The formula presented above works only for right, isosceles and equilateral triangle. For scalene triangle, we will use the so called Heron's formula.

A = \sqrt{s(s-a)(s-b)(s-c)}

where a, b and c are the corresponding measures of the lengths of the sides of a scalene triangle and s is given by

s=\frac{a+b+c}{2}
.

Area of a Square

In squares, determining its area is simply done by squaring the length of its sides. Thus,

A = s^2

where s is the length of the square's side.

Area of a Parallelogram

Determining the area of a parallelogram is the same as finding the area of a rectangle. To do it, we only multiply the length of the base of the parallelogram times the length of the height.

A = base*height

Area of a Trapezoid

If you look at the trapezoid below, we can deduce two triangles inside the trapezoid. Thus the area of a trapezoid is just the sum of the area of two deduced triangles. We know already the area of triangles thus, the area of a trapezoid is given by

A = \frac{1}{2}base1*height + \frac{1}{2}base2*height
=\frac{1}{2}height*(base1 + base2)

Area of Regular Polygons

In the discussions above, we have already tackled about the area of the first few regular polygons. These are the equilateral triangle and square. In this subsection, we will discuss about the generalized formula for finding the area of a regular polygon. There are many ways to calculate the area of a polygon. The choice of methods to use depends on the known parts of a regular polygon. So before introducing you to the different formula in finding the area of a regular polygon. Let me introduce to you first the different part of a regular polygon.

Parts of regular polygons

  • Center - In the figure above, the center is the red dot.

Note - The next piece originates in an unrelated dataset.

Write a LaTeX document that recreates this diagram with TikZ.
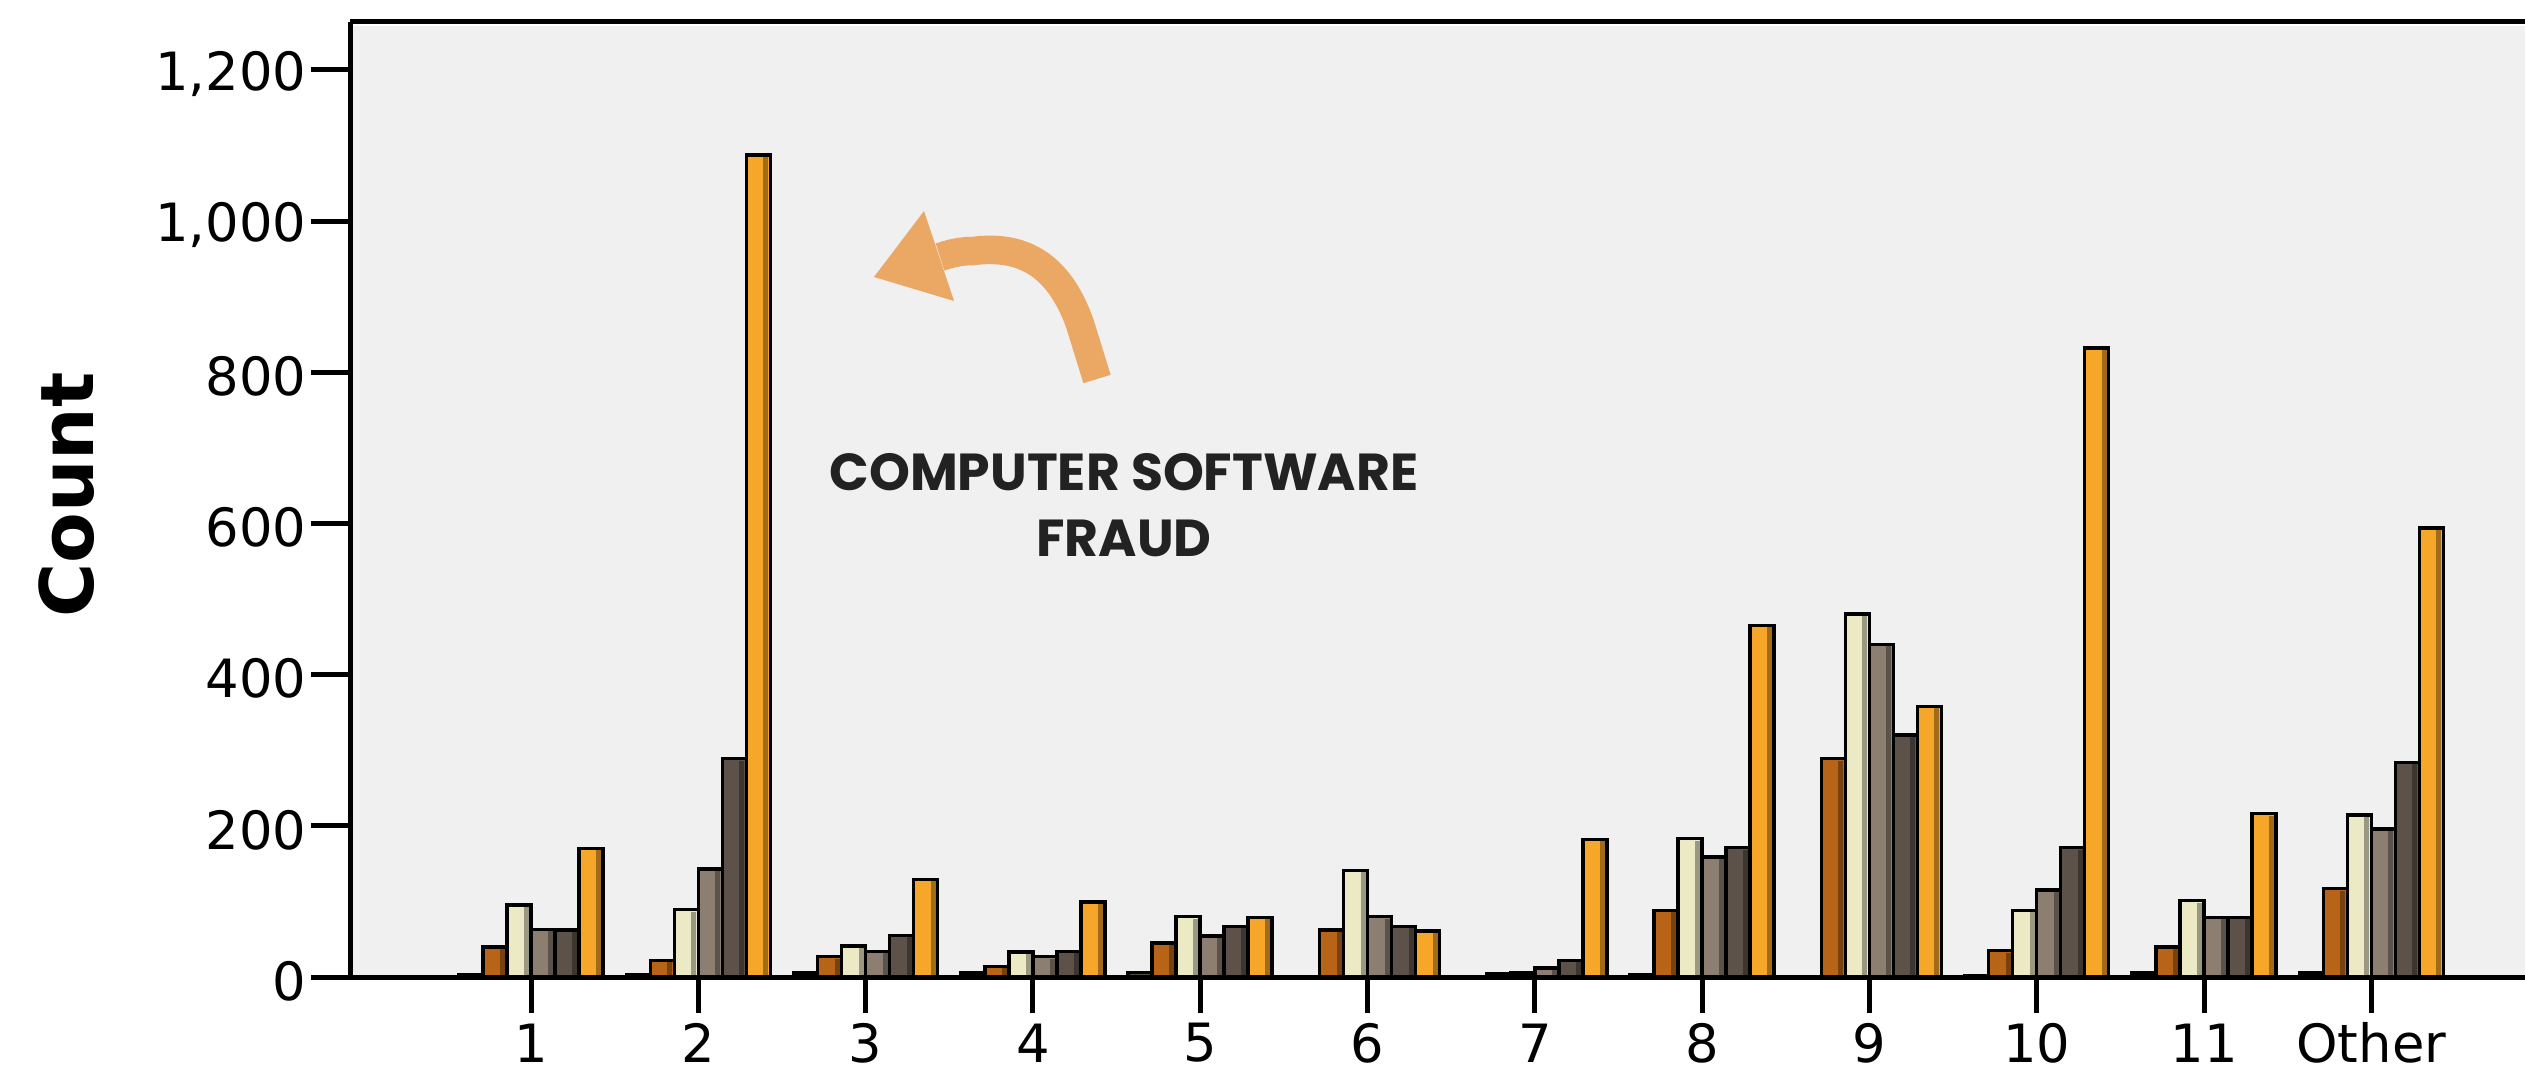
\documentclass[tikz,border=0pt]{standalone}
\usepackage{fontspec}
\setmainfont{DejaVu Sans}
\newfontfamily\annfont{Poppins}
\definecolor{plotbg}{RGB}{240,240,240}
\definecolor{sA}{RGB}{80,76,68}
\definecolor{sB}{RGB}{184,100,24}
\definecolor{sC}{RGB}{236,234,196}
\definecolor{sD}{RGB}{140,126,112}
\definecolor{sE}{RGB}{92,82,74}
\definecolor{sF}{RGB}{246,166,40}
\definecolor{arrowc}{RGB}{235,168,101}
\definecolor{anntext}{RGB}{34,34,34}
\tikzset{
  axisline/.style={line width=0.05cm, black},
  barbox/.style={draw=black, line width=0.035cm},
  ticklab/.style={font=\fontsize{15}{18}\selectfont, inner sep=0pt},
}
\begin{document}
\begin{tikzpicture}[x=0.01cm, y=-0.01cm]
\useasboundingbox (0,0) rectangle (2525,1070);
% plot area
\fill[plotbg] (352,26) rectangle (2525,975);
\draw[axisline] (350,22) -- (2525,22);
\draw[axisline] (350,22) -- (350,977) -- (2525,977);
% y ticks
\foreach \v/\t in {0/0,200/200,400/400,600/600,800/800,1000/{1,000},1200/{1,200}}{
  \pgfmathsetmacro\yy{977-\v*0.756}
  \draw[axisline] (311,\yy) -- (350,\yy);
  \node[ticklab, anchor=east] (yl\v) at (307,\yy+4) {\t};
}
\node[rotate=90, font=\bfseries\fontsize{21}{25}\selectfont] (ylab) at (67,495) {Count};
% bars
\foreach \g/\lab/\a/\b/\c/\d/\e/\f in {
  1/1/3/40/95/63/62/170,
  2/2/3/22/89/143/289/1087,
  3/3/5/27/41/34/55/129,
  4/4/5/14/33/27/34/99,
  5/5/6/45/80/54/67/79,
  6/6/0/62/141/80/67/61,
  7/7/1/4/5/12/22/182,
  8/8/3/88/183/159/171/465,
  9/9/1/289/480/440/320/358,
  10/10/2/35/88/115/171/832,
  11/11/5/40/101/79/79/216,
  12/Other/5/117/214/196/284/594}{
  \pgfmathsetmacro\tx{531+(\g-1)*167.3}
  \foreach \v/\col [count=\k from 0] in {\a/sA,\b/sB,\c/sC,\d/sD,\e/sE,\f/sF}{
    \pgfmathsetmacro\xl{\tx-72+\k*24}
    \pgfmathsetmacro\yt{977-\v*0.756}
    \ifdim\v pt>0pt
      \fill[\col] (\xl,977) rectangle (\xl+24,\yt);
      \ifdim\v pt>10pt
        \fill[\col!65!black] (\xl+17,976) rectangle (\xl+22,\yt+2);
      \fi
      \draw[barbox] (\xl,977) rectangle (\xl+24,\yt);
    \fi
  }
  \draw[axisline] (\tx,977) -- (\tx,1013);
  \node[ticklab] (xl\g) at (\tx,1043) {\lab};
}
\draw[axisline] (350,977) -- (2525,977);
% annotation
\node[align=center, font=\annfont\bfseries\fontsize{14.8}{18.8}\selectfont, text=anntext] (ann) at (1124,505) {COMPUTER SOFTWARE\\FRAUD};
\coordinate (tail) at (1097,379);
\coordinate (bend) at (1080,324);
\coordinate (top) at (973,251);
\coordinate (hb) at (940,257);
\draw[arrowc, line width=0.285cm] (tail) -- (bend) .. controls (1058,262) and (1020,245) .. (top) .. controls (962,251) and (952,253) .. (hb);
\fill[arrowc] (874,277) -- (924,211) -- (954,301) -- cycle;
\end{tikzpicture}
\end{document}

It is a point inside a regular polygon where the distance to all the vertices are equal.
  • Vertex - Vertex is the point in a regular polygon where the sides or edges meet.
  • Radius - The line that connects the vertex and the center is called the radius.
  • Apothem - Apothem is the line from the center to a point in the edges or sides that is located halfway between two consecutive vertices. This line makes a right angle with the sides or edges.

Finding the area with known sides.

The sides or edges of regular polygons are equal. Thus it would be easy to find the its area. The area of a regular polygon according to its sides or edges is given by;

A = \frac{ns^2}{4\tan{\frac{\pi}{n}}}

where;

  • n = the number of sides of the regular polygon
  • s = the length of the regular polygon's sides

Finding the area with known apothem.

If we know the apothem, then the area will follow as;

A = m^2n\tan{\frac{\pi}{n}}

Finding the area with known apothem and sides.

If both apothem and sides or edges are given, then we calculate area of a regular polygon easily as;

A = \frac{AP}{2}

Finding the area with known radius.

Having a known radius can lead us to finding the area of a regular polygon as;

A = \frac{r^2n\tan{\frac{2\pi}{n}}}{2}

Area of irregular polygons

Irregular polygons are very hard to characterize. It can take any form, sizes and finding a general formula for its area is very complex. However, I would like to share with you one of the most effective and most used technique in finding the area of irregular polygons. This technique is called triangulation. This is done by transforming the irregular polygons into triangles. And since the area of triangles are well-known, then the area of irregular polygon would then just be equal to the sum of the individual triangles that comprises the polygon. Triangulation is known to be effective to almost all types of irregular polygons given that the lengths of all the sides or edges are known. For example, look at the figure below.

As seen in the figure above, the polygon is divided into small triangles with area A1, A2, A3, A4, A5 and A6. Then the area of the polygon would be the sum of the area of the triangle.

To find the area of the small triangles, we will use Heron's formula (presented above) since the triangles formed are scalene. But, if you look at A1, we can't directly use Heron's formula since the third side of the triangle (the side connecting A1 and A2) is unknown. So we have to solve first that unknown side using the law of cosines in trigonometry. After that, the same process will be applicable to other small triangles. So basically, a combination of Heron's formula and law of cosines can get this thing done.